I can speak all day long about what a good mother does and think that I am doing that for my children, because I know how important those things are. But the knowing doesn’t make me a good mother. The only way to live it is to learn to mother myself. Remember the oxygen mask example on an airplane? We are always instructed to put the oxygen mask on ourselves first, be it a child or another person in need. But MOST women I know who believe they are “good” mothers, have no experience or practice around mothering themselves. Why? Because their own mothers had no experience of it either. Many women I know who are mothers of grown daughters don’t/won’t understand why their own daughters don’t see their own value, or take good care of themselves. How could mothers who have no knowledge or experience of it teach their children? That’s just it. They couldn’t and didn’t. It is now our job to teach ourselves. In that way we become “good mothers”. We must develop our own internal mother so that we may lovingly mother with patience and acceptance and often a tough love. We mother our own projects we are birthing. We mother our lives, our creative endeavors, our relationships. It has to come from within.

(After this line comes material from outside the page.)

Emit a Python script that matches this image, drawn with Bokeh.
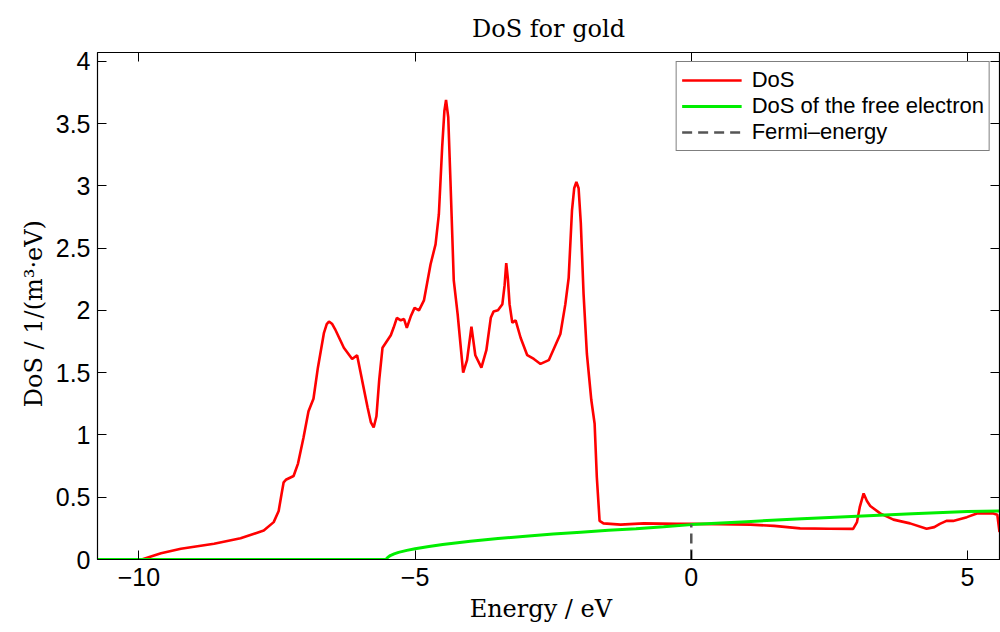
from bokeh.plotting import figure
from bokeh.models import (Range1d, FixedTicker, LinearAxis, CustomJSTickFormatter,
                          Legend, LegendItem)
from bokeh.embed import file_html
from bokeh.resources import INLINE

# --- data ---
energy_dos = [-9.95, -9.6, -9.24, -8.64, -8.16, -7.74, -7.56, -7.47, -7.42, -7.38,
              -7.34, -7.20, -7.12, -7.02, -6.93, -6.84, -6.76, -6.65, -6.60, -6.56,
              -6.50, -6.45, -6.29, -6.14, -6.05, -5.96, -5.86, -5.80, -5.75, -5.70,
              -5.65, -5.59, -5.44, -5.39, -5.33, -5.26, -5.20, -5.15, -5.08, -5.01,
              -4.93, -4.84, -4.72, -4.63, -4.57, -4.51, -4.47, -4.44, -4.40, -4.36,
              -4.30, -4.23, -4.13, -4.06, -3.98, -3.91, -3.80, -3.71, -3.63, -3.58,
              -3.50, -3.42, -3.38, -3.35, -3.32, -3.29, -3.24, -3.18, -3.09, -2.97,
              -2.85, -2.73, -2.58, -2.46, -2.37, -2.28, -2.22, -2.16, -2.12, -2.08,
              -2.04, -2.00, -1.95, -1.89, -1.81, -1.75, -1.71, -1.66, -1.59, -1.28,
              -0.86, -0.26, 0.0, 0.5, 1.07, 1.5, 1.97, 2.5, 2.93, 3.0,
              3.05, 3.12, 3.18, 3.24, 3.42, 3.66, 3.96, 4.26, 4.40, 4.50,
              4.62, 4.74, 4.99, 5.17, 5.47, 5.54, 5.58]
dos = [0.0, 0.05, 0.086, 0.126, 0.17, 0.233, 0.30, 0.39, 0.52, 0.62,
       0.64, 0.67, 0.77, 0.98, 1.19, 1.29, 1.54, 1.82, 1.89, 1.91,
       1.89, 1.85, 1.70, 1.61, 1.64, 1.44, 1.22, 1.10, 1.06, 1.15,
       1.44, 1.70, 1.80, 1.86, 1.94, 1.92, 1.93, 1.86, 1.95, 2.02,
       2.00, 2.08, 2.37, 2.53, 2.77, 3.31, 3.60, 3.69, 3.55, 3.04,
       2.24, 1.97, 1.50, 1.60, 1.87, 1.64, 1.54, 1.68, 1.94, 1.99,
       2.00, 2.05, 2.20, 2.38, 2.25, 2.05, 1.90, 1.92, 1.78, 1.64,
       1.61, 1.57, 1.60, 1.72, 1.81, 2.05, 2.26, 2.80, 2.98, 3.03,
       2.98, 2.70, 2.13, 1.65, 1.28, 1.09, 0.66, 0.31, 0.29, 0.28,
       0.29, 0.286, 0.286, 0.284, 0.28, 0.27, 0.25, 0.247, 0.246, 0.30,
       0.42, 0.53, 0.47, 0.43, 0.37, 0.32, 0.29, 0.246, 0.26, 0.286,
       0.31, 0.31, 0.34, 0.37, 0.37, 0.36, 0.22]

energy_free = [-10.75, -5.53, -5.50, -5.45, -5.38, -5.30, -5.15, -5.00, -4.75, -4.50,
               -4.00, -3.50, -3.00, -2.50, -2.00, -1.50, -1.00, -0.50, 0.0, 1.0,
               2.0, 3.0, 4.0, 5.0, 5.58]
dos_free = [0.0, 0.0, 0.015, 0.032, 0.045, 0.057, 0.073, 0.087, 0.105, 0.121,
            0.147, 0.168, 0.187, 0.204, 0.219, 0.234, 0.247, 0.262, 0.280, 0.304,
            0.327, 0.348, 0.367, 0.386, 0.390]

fermi_x = [0.0, 0.0]
fermi_y = [0.0, 0.28]

x_ticks = [-10, -5, 0, 5]
y_ticks = [0, 0.5, 1, 1.5, 2, 2.5, 3, 3.5, 4]

FMT = CustomJSTickFormatter(code="return (tick < 0 ? '\\u2212' + Math.abs(tick) : String(tick));")

p = figure(width=1000, height=632, output_backend="svg", toolbar_location=None,
           x_range=Range1d(-10.75, 5.58), y_range=Range1d(0, 4.07),
           min_border_left=97, min_border_right=1, min_border_top=52, min_border_bottom=73,
           title="DoS for gold")
p.grid.visible = False
p.outline_line_color = "black"
p.background_fill_color = "white"
p.border_fill_color = "white"

p.title.align = "center"
p.title.text_font = "DejaVu Serif"
p.title.text_font_size = "24px"
p.title.text_font_style = "normal"
p.title.text_color = "black"
p.title.standoff = 20

def style_axis(ax, labels=True):
    ax.major_tick_in = 9
    ax.major_tick_out = 0
    ax.minor_tick_in = 0
    ax.minor_tick_out = 0
    ax.axis_line_color = "black"
    ax.major_tick_line_color = "black"
    ax.axis_line_width = 1.2
    if labels:
        ax.major_label_text_font = "Liberation Sans"
        ax.major_label_text_font_size = "25px"
        ax.major_label_text_color = "black"
        ax.axis_label_text_font = "DejaVu Serif"
        ax.axis_label_text_font_size = "24px"
        ax.axis_label_text_font_style = "normal"
        ax.axis_label_text_color = "black"
    else:
        ax.major_label_text_color = None
        ax.major_label_text_alpha = 0
        ax.major_label_standoff = 0

p.xaxis.ticker = FixedTicker(ticks=x_ticks)
p.yaxis.ticker = FixedTicker(ticks=y_ticks)
p.xaxis.formatter = FMT
p.yaxis.formatter = FMT
p.xaxis.axis_label = "Energy  /  eV"
p.yaxis.axis_label = "DoS  /  1/(m³·eV)"
style_axis(p.xaxis[0])
style_axis(p.yaxis[0])
p.xaxis.major_label_standoff = 8
p.xaxis.axis_label_standoff = 6
p.yaxis.major_label_standoff = 7

top = LinearAxis(ticker=FixedTicker(ticks=x_ticks),
                 formatter=CustomJSTickFormatter(code="return '';"))
right = LinearAxis(ticker=FixedTicker(ticks=y_ticks),
                   formatter=CustomJSTickFormatter(code="return '';"))
style_axis(top, labels=False)
style_axis(right, labels=False)
p.add_layout(top, "above")
p.add_layout(right, "right")

r_dos = p.line(energy_dos, dos, line_color="#ff0000", line_width=2.6)
r_free = p.line(energy_free, dos_free, line_color="#00ee00", line_width=3)
r_fermi = p.line(fermi_x, fermi_y, line_color="#555555", line_width=2.5, line_dash="10 6")

legend = Legend(items=[LegendItem(label="DoS", renderers=[r_dos]),
                       LegendItem(label="DoS of the free electron", renderers=[r_free]),
                       LegendItem(label="Fermi\u2013energy", renderers=[r_fermi])],
                location="top_right")
legend.margin = 9
legend.padding = 5
legend.spacing = 0
legend.glyph_height = 20
legend.glyph_width = 60
legend.label_height = 20
legend.label_standoff = 10
legend.label_text_font = "Liberation Sans"
legend.label_text_font_size = "22px"
legend.label_text_line_height = 1.0
legend.label_text_color = "black"
legend.border_line_color = "black"
legend.border_line_width = 1
legend.background_fill_alpha = 1
p.add_layout(legend, "center")

open("out.html", "w").write(file_html(p, INLINE))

So to come full circle; it is my job to be concerned first with my own personal profit or pleasure. You may think those words sound ugly. Well, isn’t that what putting the oxygen mask on first is doing? I profit (I live) from giving myself air to breathe first. That gives me pleasure. The oxygen feels good. Life feels good. I breathe the air and I am alive, and it feels good! And then? Then and only then can I give and do for others.

So create your lists and descriptions of what you believe a “good mother” is and does. But then use that list to examine the development of your own internal mother. What kind of internal voices do you most often hear within you? What internal dialogue would you like to hear? Begin there, and place that life giving oxygen mask over your own face first. In this way not only do you create a life of authenticity, integrity, and joy, but you model it for those around you. What greater gift is there than that?